**Exercise aim:**
Include in the output only the lines from the opening of the records through the line containing "(0,0) rectangle (898,572);", each printed exactly; pictures are omitted.

━━━━━━━━━━━━━━━━

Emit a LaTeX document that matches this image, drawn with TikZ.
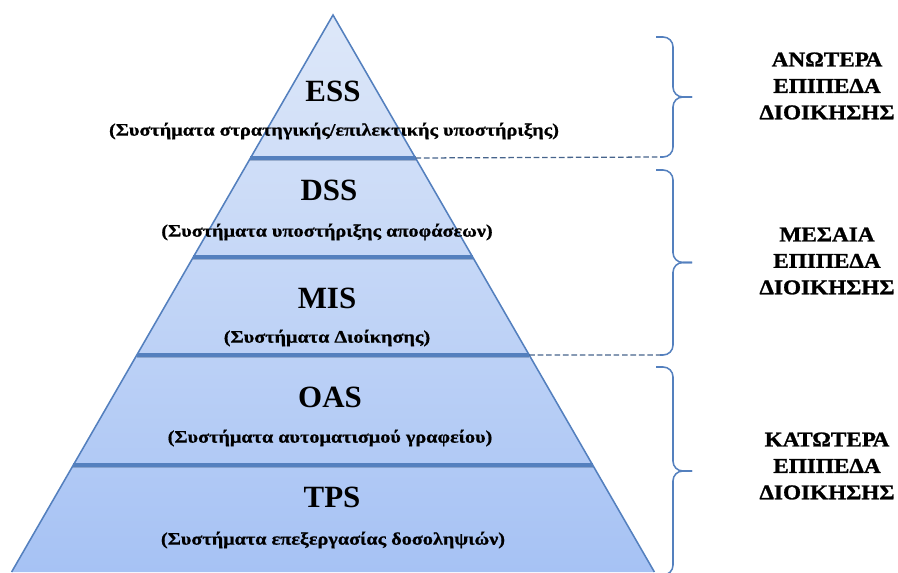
\documentclass[tikz,border=0pt]{standalone}
\usepackage{fontspec}
\setmainfont{Liberation Serif}
\newfontfamily\subtitlefont[FakeStretch=1.15, FakeBold=0.8]{Liberation Serif}
\newfontfamily\levelfont[FakeStretch=1.1, FakeBold=1.2]{Liberation Serif}
\usetikzlibrary{calc}

\definecolor{pyrtop}{RGB}{222,232,249}
\definecolor{pyrbot}{RGB}{166,194,244}
\definecolor{pyrline}{RGB}{84,128,190}
\definecolor{dashline}{RGB}{70,100,140}

\begin{document}
\begin{tikzpicture}[x=0.025cm, y=-0.025cm,
    acronym/.style={font=\bfseries\fontsize{22}{24}\selectfont, inner sep=0pt},
    subtitle/.style={font=\subtitlefont\bfseries\fontsize{12.5}{14}\selectfont, inner sep=0pt},
    levelname/.style={font=\levelfont\bfseries\fontsize{15}{18.8}\selectfont, align=center, inner sep=0pt},
    sepline/.style={pyrline, line width=2.2pt},
    sepshadow/.style={pyrline!70!black, line width=1pt, opacity=0.35},
    guide/.style={dashline, dash pattern=on 4pt off 2pt, line width=0.9pt},
    bracket/.style={pyrline, line width=1.1pt, rounded corners=7pt}]
    \useasboundingbox (0,0) rectangle (898,572);

    % pyramid
    \coordinate (apex) at (333,15);
    \coordinate (baseL) at (11.6,572);
    \coordinate (baseR) at (654.4,572);
    \shade[top color=pyrtop, bottom color=pyrbot] (apex) -- (baseL) -- (baseR) -- cycle;

    % level borders
    \foreach \n/\y in {1/158, 2/257, 3/355, 4/465} {
        \pgfmathsetmacro{\t}{(\y-15)/557}
        \coordinate (sep\n L) at ($(apex)!\t!(baseL)$);
        \coordinate (sep\n R) at ($(apex)!\t!(baseR)$);
    }
    \foreach \n in {1,...,4} {
        \draw[sepshadow] ([yshift=-1.8pt]sep\n L) -- ([yshift=-1.8pt]sep\n R);
        \draw[sepline] (sep\n L) -- (sep\n R);
    }
    \draw[pyrline, line width=1.1pt] (baseL) -- (apex) -- (baseR);

    % texts
    \node[acronym] (ess) at (333,91) {ESS};
    \node[subtitle] (esst) at (334,131) {(Συστήματα στρατηγικής/επιλεκτικής υποστήριξης)};
    \node[acronym] (dss) at (329,190) {DSS};
    \node[subtitle] (dsst) at (327,232) {(Συστήματα υποστήριξης αποφάσεων)};
    \node[acronym] (mis) at (327,298) {MIS};
    \node[subtitle] (mist) at (327,338) {(Συστήματα Διοίκησης)};
    \node[acronym] (oas) at (330,397) {OAS};
    \node[subtitle] (oast) at (330,438) {(Συστήματα αυτοματισμού γραφείου)};
    \node[acronym] (tps) at (332,497) {TPS};
    \node[subtitle] (tpst) at (333,540) {(Συστήματα επεξεργασίας δοσοληψιών)};

    % braces
    \foreach \n/\ya/\yb in {1/37/157, 2/170/355, 3/367/575} {
        \pgfmathsetmacro{\ym}{(\ya+\yb)/2}
        \coordinate (br\n t) at (656,\ya);
        \coordinate (br\n b) at (660,\yb);
        \coordinate (br\n m) at (692,\ym);
        \draw[bracket] (br\n t) -- (673,\ya) -- (673,\ym) -- (br\n m);
        \draw[bracket] (br\n b) -- (673,\yb) -- (673,\ym) -- (br\n m);
    }

    \draw[guide] (sep1R) -- (br1b);
    \draw[guide] (sep3R) -- (br2b);

    \node[levelname] (upper) at (827,86) {ΑΝΩΤΕΡΑ\\ΕΠΙΠΕΔΑ\\ΔΙΟΙΚΗΣΗΣ};
    \node[levelname] (middle) at (827,261) {ΜΕΣΑΙΑ\\ΕΠΙΠΕΔΑ\\ΔΙΟΙΚΗΣΗΣ};
    \node[levelname] (lower) at (827,466) {ΚΑΤΩΤΕΡΑ\\ΕΠΙΠΕΔΑ\\ΔΙΟΙΚΗΣΗΣ};
\end{tikzpicture}
\end{document}
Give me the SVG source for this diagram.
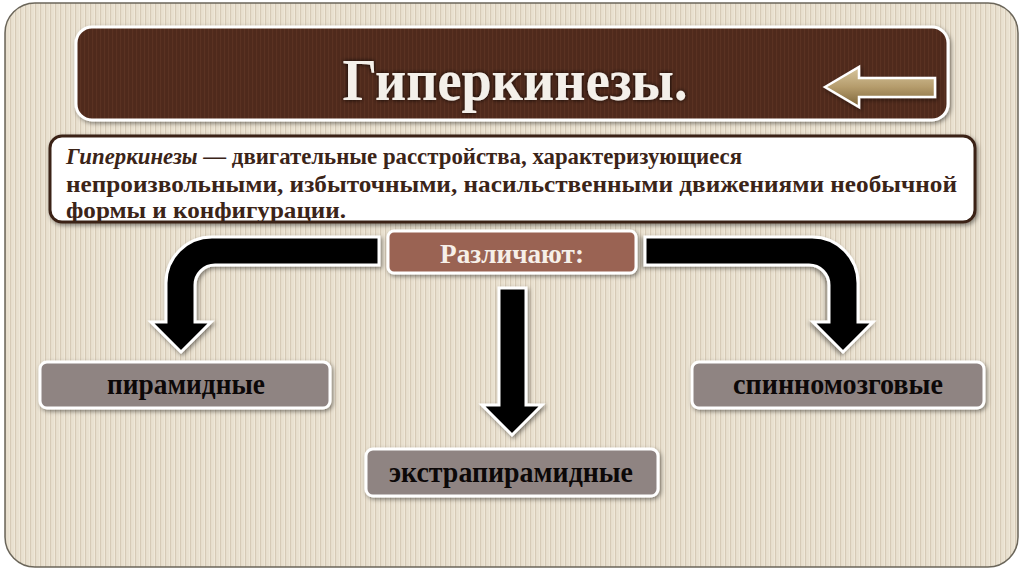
<svg xmlns="http://www.w3.org/2000/svg" width="1024" height="574" viewBox="0 0 1024 574">
  <defs>
    <pattern id="stripes" width="5" height="10" patternUnits="userSpaceOnUse">
      <rect width="5" height="10" fill="#efe7d8"/>
      <rect x="0" width="1.3" height="10" fill="#d6cab6"/>
      <rect x="2.6" width="0.8" height="10" fill="#e2d8c6"/>
    </pattern>
    <pattern id="darkstripes" width="4" height="10" patternUnits="userSpaceOnUse">
      <rect width="4" height="10" fill="#4f2a1b"/>
      <rect x="0" width="1.2" height="10" fill="#5a3222"/>
    </pattern>
    <linearGradient id="tan" x1="0" y1="0" x2="0" y2="1">
      <stop offset="0" stop-color="#d8c79f"/>
      <stop offset="0.5" stop-color="#b59c6c"/>
      <stop offset="1" stop-color="#7d6438"/>
    </linearGradient>
    <filter id="shadow" x="-10%" y="-20%" width="120%" height="150%">
      <feDropShadow dx="1.5" dy="2" stdDeviation="2" flood-color="#000" flood-opacity="0.45"/>
    </filter>
    <filter id="tshadow" x="-10%" y="-30%" width="120%" height="160%">
      <feDropShadow dx="0" dy="0" stdDeviation="2" flood-color="#000" flood-opacity="0.9"/>
    </filter>
    <style>
      .box { stroke: #ffffff; stroke-width: 3; filter: url(#shadow); }
      .node { fill: #8f8482; }
      .lbl { font-family: "Liberation Serif", "DejaVu Serif", serif; font-weight: bold; text-anchor: middle; fill: #0c0808; font-size: 29px; }
      .def { font-family: "Liberation Serif", "DejaVu Serif", serif; font-weight: bold; fill: #3b2418; font-size: 24px; }
      .arrow { fill: #000; stroke: #fff; stroke-width: 3; stroke-linejoin: miter; filter: url(#shadow); }
    </style>
  </defs>

  <rect x="0" y="0" width="1024" height="574" fill="#ffffff"/>
  <rect x="5" y="3" width="1013" height="564" rx="30" fill="url(#stripes)" stroke="#6b665a" stroke-width="1.5"/>

  <g id="title">
    <rect class="box" x="76" y="27" width="872" height="93" rx="16" fill="url(#darkstripes)"/>
    <text x="515" y="100" font-family="Liberation Serif, DejaVu Serif, serif" font-weight="bold" font-size="59" fill="#f4f0ea" text-anchor="middle" textLength="345" lengthAdjust="spacingAndGlyphs" filter="url(#tshadow)">Гиперкинезы.</text>
    <path d="M825,87 L859,67 L859,78 L935,78 L935,97 L859,97 L859,107 Z" fill="url(#tan)" stroke="#ffffff" stroke-width="2.5" filter="url(#shadow)"/>
  </g>

  <g id="definition">
    <rect x="50" y="136" width="925" height="86" rx="12" fill="#ffffff" stroke="#3b2418" stroke-width="3" filter="url(#shadow)"/>
    <text class="def" x="66" y="164" textLength="676" lengthAdjust="spacingAndGlyphs"><tspan font-style="italic">Гиперкинезы</tspan> — двигательные расстройства, характеризующиеся</text>
    <text class="def" x="66" y="192" textLength="891" lengthAdjust="spacingAndGlyphs">непроизвольными, избыточными, насильственными движениями необычной</text>
    <text class="def" x="66" y="218" textLength="280" lengthAdjust="spacingAndGlyphs">формы и конфигурации.</text>
  </g>

  <g id="connectors">
    <path class="arrow" d="M379,237 L212,237 A46,46 0 0 0 166,283 L166,322 L151,322 L181,352 L211,322 L195,322 L195,285 A20,20 0 0 1 215,265 L379,265 Z"/>
    <path class="arrow" transform="translate(1024,0) scale(-1,1)" d="M379,237 L212,237 A46,46 0 0 0 166,283 L166,322 L151,322 L181,352 L211,322 L195,322 L195,285 A20,20 0 0 1 215,265 L379,265 Z"/>
    <path class="arrow" d="M499,288 L526,288 L526,405 L542,405 L512,435 L482,405 L499,405 Z"/>
  </g>

  <g id="razlichayut">
    <rect class="box" x="388" y="231" width="248" height="42" rx="6" fill="#9a6352"/>
    <text x="512" y="263" font-family="Liberation Serif, DejaVu Serif, serif" font-weight="bold" font-size="28" fill="#f6efe8" text-anchor="middle" textLength="144" lengthAdjust="spacingAndGlyphs">Различают:</text>
  </g>

  <g id="piramidnye">
    <rect class="box node" x="40" y="362" width="290" height="46" rx="7"/>
    <text class="lbl" x="186" y="394" textLength="158" lengthAdjust="spacingAndGlyphs">пирамидные</text>
  </g>

  <g id="ekstrapiramidnye">
    <rect class="box node" x="366" y="449" width="292" height="47" rx="7"/>
    <text class="lbl" x="511" y="482" textLength="244" lengthAdjust="spacingAndGlyphs">экстрапирамидные</text>
  </g>

  <g id="spinnomozgovye">
    <rect class="box node" x="692" y="362" width="292" height="46" rx="7"/>
    <text class="lbl" x="838" y="394" textLength="210" lengthAdjust="spacingAndGlyphs">спинномозговые</text>
  </g>
</svg>
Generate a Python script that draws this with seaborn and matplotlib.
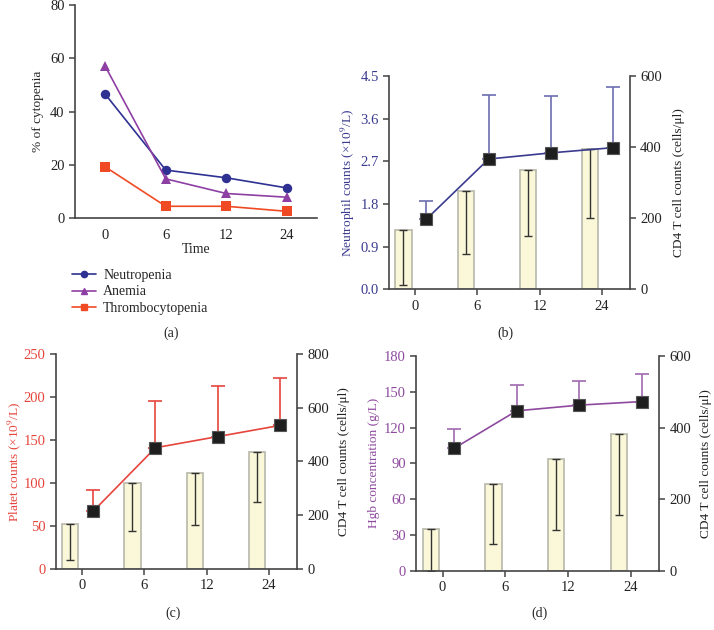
import numpy as np
import pandas as pd
import matplotlib
matplotlib.use('Agg')
import matplotlib.pyplot as plt
from matplotlib.lines import Line2D
import seaborn as sns

times = ['0', '6', '12', '24']

# panel (a): % of cytopenia
neutropenia = [46.5, 18.0, 15.1, 11.3]
anemia = [57.0, 14.7, 9.2, 7.8]
thrombocytopenia = [19.2, 4.4, 4.4, 2.5]

# panel (b): neutrophil counts + CD4
neut_mean = [1.48, 2.75, 2.88, 2.99]
neut_err = [0.38, 1.36, 1.21, 1.29]
cd4_b = [166, 277, 335, 394]
cd4_b_err = [153, 177, 185, 193]

# panel (c): platelet counts + CD4
plt_mean = [67, 141, 154, 167]
plt_err = [25, 54, 59, 55]
cd4_c = [166, 319, 356, 436]
cd4_c_err = [133, 178, 194, 186]

# panel (d): Hgb + CD4
hgb_mean = [102.5, 134, 138.8, 141.8]
hgb_err = [16, 22, 20, 22.7]
cd4_d = [117, 242, 312, 381]
cd4_d_err = [117, 168, 198, 226]

sns.set_theme(style="ticks")
plt.rcParams['font.family'] = ['Liberation Serif', 'DejaVu Serif']
plt.rcParams['mathtext.fontset'] = 'stix'
plt.rcParams['font.size'] = 10
plt.rcParams['axes.labelsize'] = 9.6
plt.rcParams['xtick.labelsize'] = 10.5
plt.rcParams['ytick.labelsize'] = 10.5
plt.rcParams['axes.linewidth'] = 1.2
plt.rcParams['axes.edgecolor'] = '#444444'
plt.rcParams['xtick.color'] = '#444444'
plt.rcParams['ytick.color'] = '#444444'
plt.rcParams['xtick.labelcolor'] = '#222222'
plt.rcParams['ytick.labelcolor'] = '#222222'

fig = plt.figure(figsize=(7.14, 6.3), dpi=100)

# ---------- panel (a)
axa = fig.add_axes([0.105, 0.654, 0.339, 0.338])
pos = np.arange(len(times))
df_a = pd.DataFrame({
    'pos': np.tile(pos, 3),
    'pct': neutropenia + anemia + thrombocytopenia,
    'type': ['Neutropenia'] * 4 + ['Anemia'] * 4 + ['Thrombocytopenia'] * 4,
})
pal = {'Neutropenia': '#2E3192', 'Anemia': '#8E3FA3', 'Thrombocytopenia': '#F04A24'}
mk = {'Neutropenia': 'o', 'Anemia': '^', 'Thrombocytopenia': 's'}
sns.lineplot(data=df_a, x='pos', y='pct', hue='type', style='type', palette=pal,
             markers=mk, dashes=False, markersize=6.8, markeredgewidth=0,
             linewidth=1.2, legend=False, ax=axa)
axa.set_xlim(-0.5, 3.5)
axa.set_ylim(0, 80)
axa.set_yticks([0, 20, 40, 60, 80])
axa.set_xticks(pos)
axa.set_xticklabels(times)
axa.tick_params(axis='x', length=0, pad=8)
axa.tick_params(axis='y', length=4, width=1.1)
axa.set_xlabel('Time', labelpad=1, fontsize=10)
axa.set_ylabel('% of cytopenia', labelpad=4, fontsize=9.6)
sns.despine(ax=axa)
handles = [Line2D([], [], color=pal[k], marker=mk[k], markersize=4.5, lw=1.2) for k in pal]
fig.legend(handles, list(pal.keys()), loc='upper left', bbox_to_anchor=(0.084, 0.593),
           frameon=False, handlelength=1.7, handletextpad=0.5, labelspacing=0.25,
           fontsize=10)
fig.text(0.24, 1 - 333 / 630, '(a)', ha='center', va='center', fontsize=10)


def dual_panel(rect, mean, err, cd4, cd4_err, lcolor, ecolor, ylim, yticks, ylabel,
               cd4_max, cd4_ticks, label, label_xy, lpad, rpad):
    ax = fig.add_axes(rect)
    ax2 = ax.twinx()
    bx = pos - 0.19
    ax2.bar(bx, cd4, width=0.26, color='#FAF8D8', edgecolor='#BDBDB0', linewidth=1.3)
    ax2.errorbar(bx, cd4, yerr=[cd4_err, np.zeros(4)], fmt='none', ecolor='#333333',
                 elinewidth=1.0, capsize=3, capthick=1.0)
    ax2.set_ylim(0, cd4_max)
    ax2.set_yticks(cd4_ticks)
    ax2.set_ylabel('CD4 T cell counts (cells/μl)', labelpad=rpad, color='#222222')
    ax.set_zorder(ax2.get_zorder() + 1)
    ax.patch.set_visible(False)

    px = pos + 0.18
    ax.errorbar(px, mean, yerr=[np.zeros(4), err], fmt='none', ecolor=ecolor,
                elinewidth=1.2, capsize=5, capthick=1.2)
    sns.lineplot(x=px, y=mean, color=lcolor, linewidth=1.2, marker='s', markersize=8.8,
                 markerfacecolor='#1E1E1E', markeredgecolor='#555555',
                 markeredgewidth=0.8, ax=ax)
    ax.set_xlim(-0.42, 3.45)
    ax.set_ylim(*ylim)
    ax.set_yticks(yticks)
    ax.set_xticks(pos)
    ax.set_xticklabels(times)
    ax.tick_params(axis='y', labelcolor=lcolor, length=4, width=1.1)
    ax.tick_params(axis='x', length=4, width=1.1)
    ax2.tick_params(axis='y', length=4, width=1.1)
    ax.set_ylabel(ylabel, color=lcolor, labelpad=lpad)
    for a in (ax, ax2):
        a.spines['top'].set_visible(False)
    ax.spines['right'].set_visible(False)
    ax2.spines['left'].set_visible(False)
    ax2.spines['bottom'].set_visible(False)
    fig.text(label_xy[0], label_xy[1], label, ha='center', va='center', fontsize=10)
    return ax


yfmt = lambda v: f'{v:.1f}'
axb = dual_panel([0.545, 0.541, 0.337, 0.338], neut_mean, neut_err, cd4_b, cd4_b_err,
                 '#3A3A8F', '#6D6DB2', (0, 4.5), [0.0, 0.9, 1.8, 2.7, 3.6, 4.5],
                 'Neutrophil counts (×10$^{9}$/L)', 600, [0, 200, 400, 600],
                 '(b)', (505 / 714, 1 - 333 / 630), 2.5, 8)
axb.set_yticklabels([yfmt(v) for v in [0.0, 0.9, 1.8, 2.7, 3.6, 4.5]])

dual_panel([0.078, 0.097, 0.338, 0.341], plt_mean, plt_err, cd4_c, cd4_c_err,
           '#E5453C', '#E5453C', (0, 250), [0, 50, 100, 150, 200, 250],
           'Platet counts (×10$^{9}$/L)', 800, [0, 200, 400, 600, 800],
           '(c)', (173 / 714, 1 - 613 / 630), 0.5, 6)

dual_panel([0.583, 0.094, 0.340, 0.341], hgb_mean, hgb_err, cd4_d, cd4_d_err,
           '#8E4A9E', '#A06AB2', (0, 180), [0, 30, 60, 90, 120, 150, 180],
           'Hgb concentration (g/L)', 600, [0, 200, 400, 600],
           '(d)', (539 / 714, 1 - 613 / 630), 3, 6)

fig.savefig('out.png', dpi=100)
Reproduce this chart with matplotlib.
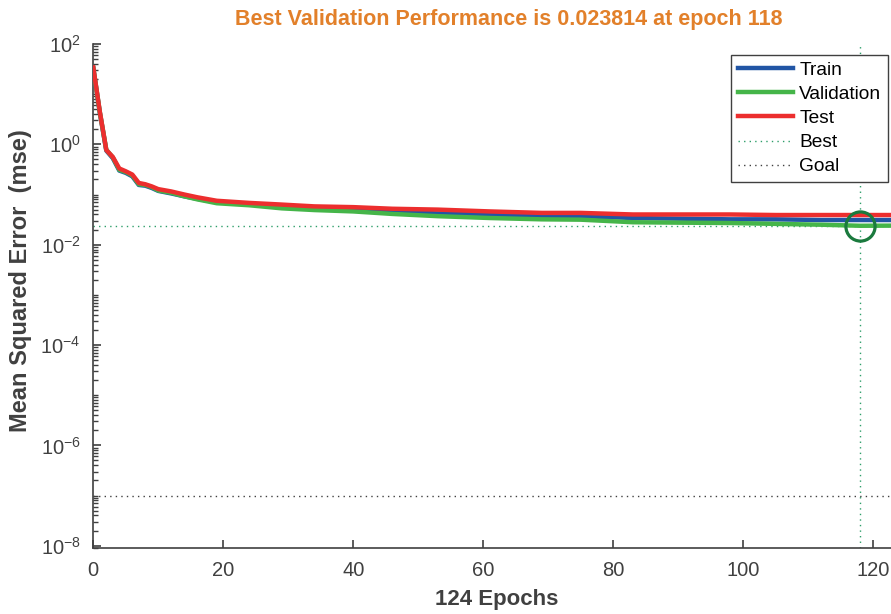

━━━━━━━━━━━━━━━━

**Result of the exercise:**
Emit a LaTeX document that matches this image, drawn with TikZ.
\documentclass[tikz,border=0pt]{standalone}
\usepackage{fontspec}
\setmainfont{Liberation Serif}
\newfontfamily\subtitlefont[FakeStretch=1.15, FakeBold=0.8]{Liberation Serif}
\newfontfamily\levelfont[FakeStretch=1.1, FakeBold=1.2]{Liberation Serif}
\usetikzlibrary{calc}

\definecolor{pyrtop}{RGB}{222,232,249}
\definecolor{pyrbot}{RGB}{166,194,244}
\definecolor{pyrline}{RGB}{84,128,190}
\definecolor{dashline}{RGB}{70,100,140}

\begin{document}
\begin{tikzpicture}[x=0.025cm, y=-0.025cm,
    acronym/.style={font=\bfseries\fontsize{22}{24}\selectfont, inner sep=0pt},
    subtitle/.style={font=\subtitlefont\bfseries\fontsize{12.5}{14}\selectfont, inner sep=0pt},
    levelname/.style={font=\levelfont\bfseries\fontsize{15}{18.8}\selectfont, align=center, inner sep=0pt},
    sepline/.style={pyrline, line width=2.2pt},
    sepshadow/.style={pyrline!70!black, line width=1pt, opacity=0.35},
    guide/.style={dashline, dash pattern=on 4pt off 2pt, line width=0.9pt},
    bracket/.style={pyrline, line width=1.1pt, rounded corners=7pt}]
    \useasboundingbox (0,0) rectangle (898,572);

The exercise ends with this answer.